**What the task asks:**
Retype all material exactly. Pictures stay out of the copy.

**Data segment:**
* * * *

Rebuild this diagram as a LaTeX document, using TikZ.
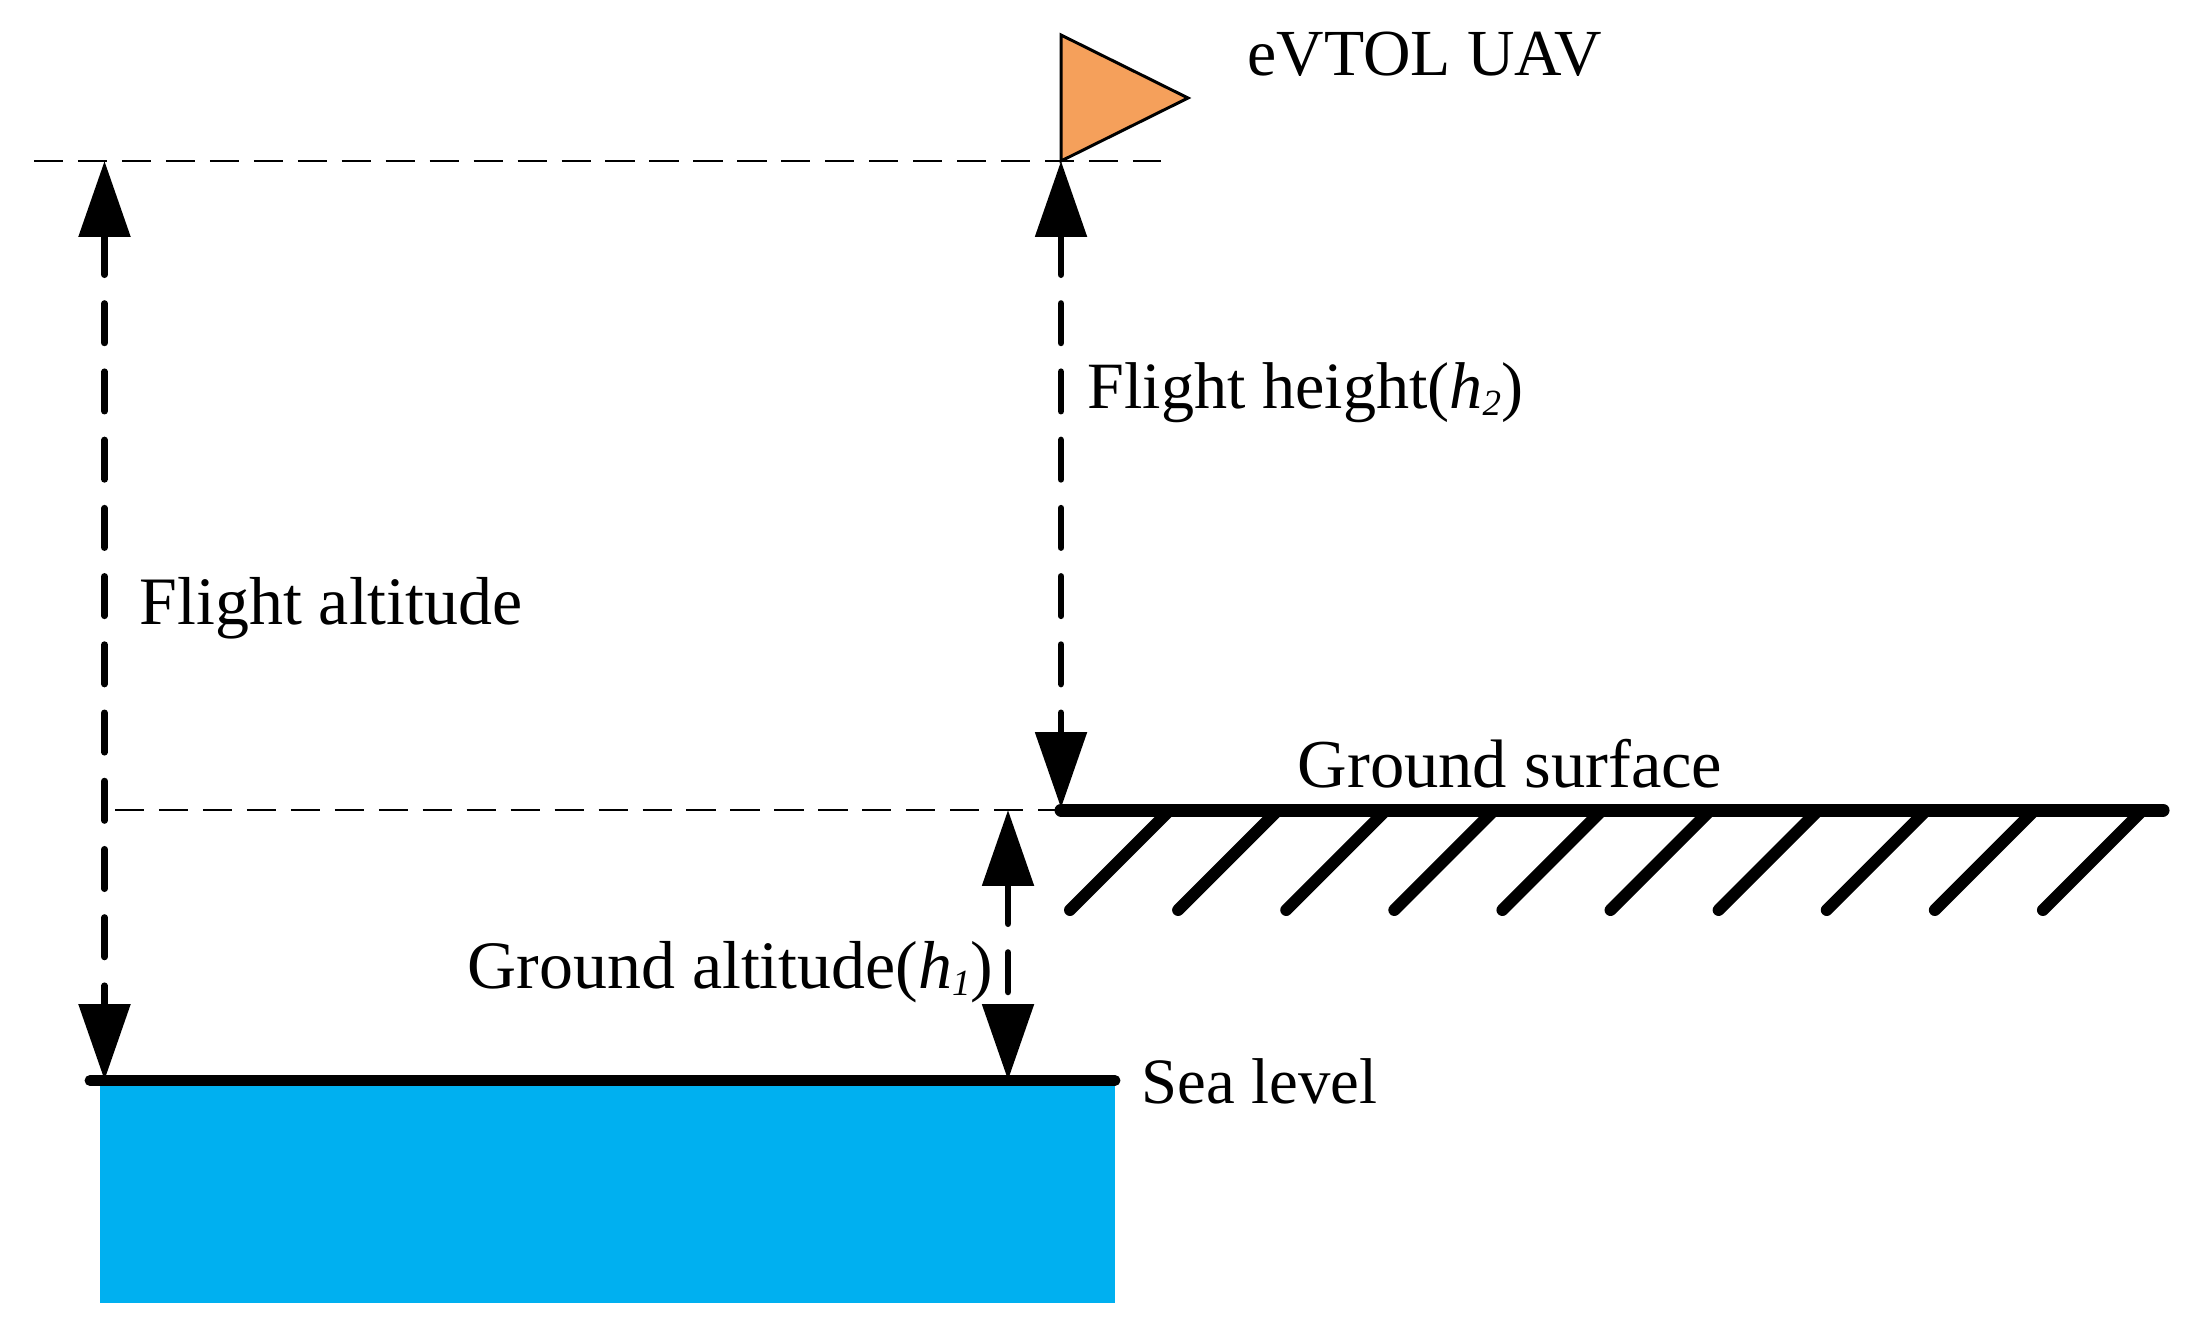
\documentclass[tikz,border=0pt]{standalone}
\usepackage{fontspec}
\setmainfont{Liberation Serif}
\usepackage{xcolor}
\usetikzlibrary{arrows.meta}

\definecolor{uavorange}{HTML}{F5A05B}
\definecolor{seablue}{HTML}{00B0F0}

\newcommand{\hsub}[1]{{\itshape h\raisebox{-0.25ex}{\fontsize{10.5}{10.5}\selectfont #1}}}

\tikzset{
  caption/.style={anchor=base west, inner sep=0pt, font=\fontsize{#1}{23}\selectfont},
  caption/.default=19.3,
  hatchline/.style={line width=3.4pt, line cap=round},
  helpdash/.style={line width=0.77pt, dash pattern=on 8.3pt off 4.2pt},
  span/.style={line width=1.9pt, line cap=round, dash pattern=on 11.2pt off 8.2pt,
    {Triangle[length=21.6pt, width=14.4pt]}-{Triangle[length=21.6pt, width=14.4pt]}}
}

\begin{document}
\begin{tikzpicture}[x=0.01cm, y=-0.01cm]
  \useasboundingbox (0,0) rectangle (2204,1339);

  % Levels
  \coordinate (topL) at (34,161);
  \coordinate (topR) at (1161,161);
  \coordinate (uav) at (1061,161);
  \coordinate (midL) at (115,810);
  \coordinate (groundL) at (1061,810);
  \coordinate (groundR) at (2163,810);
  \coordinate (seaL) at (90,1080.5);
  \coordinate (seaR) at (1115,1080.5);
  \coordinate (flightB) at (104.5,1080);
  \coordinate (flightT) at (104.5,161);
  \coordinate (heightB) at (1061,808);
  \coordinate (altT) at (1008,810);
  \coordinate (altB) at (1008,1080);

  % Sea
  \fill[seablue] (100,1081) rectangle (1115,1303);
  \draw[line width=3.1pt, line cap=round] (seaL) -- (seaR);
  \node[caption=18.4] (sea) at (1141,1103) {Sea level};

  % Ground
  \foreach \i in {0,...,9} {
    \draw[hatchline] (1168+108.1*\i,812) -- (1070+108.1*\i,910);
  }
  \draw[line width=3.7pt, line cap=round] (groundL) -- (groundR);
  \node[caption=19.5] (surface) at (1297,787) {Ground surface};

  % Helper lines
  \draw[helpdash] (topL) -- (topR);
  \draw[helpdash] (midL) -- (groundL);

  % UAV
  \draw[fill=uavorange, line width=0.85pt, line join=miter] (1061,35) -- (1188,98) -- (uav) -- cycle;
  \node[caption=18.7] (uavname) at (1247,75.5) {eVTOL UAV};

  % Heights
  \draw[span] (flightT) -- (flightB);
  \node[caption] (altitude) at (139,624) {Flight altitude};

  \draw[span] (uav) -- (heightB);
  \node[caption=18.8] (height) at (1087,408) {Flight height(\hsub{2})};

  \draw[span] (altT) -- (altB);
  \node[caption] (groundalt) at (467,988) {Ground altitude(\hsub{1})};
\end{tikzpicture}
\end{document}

* * * *

**Answer in full:**
Rebuild this diagram as a LaTeX document, using TikZ.
\documentclass[tikz,border=0pt]{standalone}
\usepackage{fontspec}
\setmainfont{Liberation Serif}
\usepackage{xcolor}
\usetikzlibrary{arrows.meta}

\definecolor{uavorange}{HTML}{F5A05B}
\definecolor{seablue}{HTML}{00B0F0}

\newcommand{\hsub}[1]{{\itshape h\raisebox{-0.25ex}{\fontsize{10.5}{10.5}\selectfont #1}}}

\tikzset{
  caption/.style={anchor=base west, inner sep=0pt, font=\fontsize{#1}{23}\selectfont},
  caption/.default=19.3,
  hatchline/.style={line width=3.4pt, line cap=round},
  helpdash/.style={line width=0.77pt, dash pattern=on 8.3pt off 4.2pt},
  span/.style={line width=1.9pt, line cap=round, dash pattern=on 11.2pt off 8.2pt,
    {Triangle[length=21.6pt, width=14.4pt]}-{Triangle[length=21.6pt, width=14.4pt]}}
}

\begin{document}
\begin{tikzpicture}[x=0.01cm, y=-0.01cm]
  \useasboundingbox (0,0) rectangle (2204,1339);

  % Levels
  \coordinate (topL) at (34,161);
  \coordinate (topR) at (1161,161);
  \coordinate (uav) at (1061,161);
  \coordinate (midL) at (115,810);
  \coordinate (groundL) at (1061,810);
  \coordinate (groundR) at (2163,810);
  \coordinate (seaL) at (90,1080.5);
  \coordinate (seaR) at (1115,1080.5);
  \coordinate (flightB) at (104.5,1080);
  \coordinate (flightT) at (104.5,161);
  \coordinate (heightB) at (1061,808);
  \coordinate (altT) at (1008,810);
  \coordinate (altB) at (1008,1080);

  % Sea
  \fill[seablue] (100,1081) rectangle (1115,1303);
  \draw[line width=3.1pt, line cap=round] (seaL) -- (seaR);
  \node[caption=18.4] (sea) at (1141,1103) {Sea level};

  % Ground
  \foreach \i in {0,...,9} {
    \draw[hatchline] (1168+108.1*\i,812) -- (1070+108.1*\i,910);
  }
  \draw[line width=3.7pt, line cap=round] (groundL) -- (groundR);
  \node[caption=19.5] (surface) at (1297,787) {Ground surface};

  % Helper lines
  \draw[helpdash] (topL) -- (topR);
  \draw[helpdash] (midL) -- (groundL);

  % UAV
  \draw[fill=uavorange, line width=0.85pt, line join=miter] (1061,35) -- (1188,98) -- (uav) -- cycle;
  \node[caption=18.7] (uavname) at (1247,75.5) {eVTOL UAV};

  % Heights
  \draw[span] (flightT) -- (flightB);
  \node[caption] (altitude) at (139,624) {Flight altitude};

  \draw[span] (uav) -- (heightB);
  \node[caption=18.8] (height) at (1087,408) {Flight height(\hsub{2})};

  \draw[span] (altT) -- (altB);
  \node[caption] (groundalt) at (467,988) {Ground altitude(\hsub{1})};
\end{tikzpicture}
\end{document}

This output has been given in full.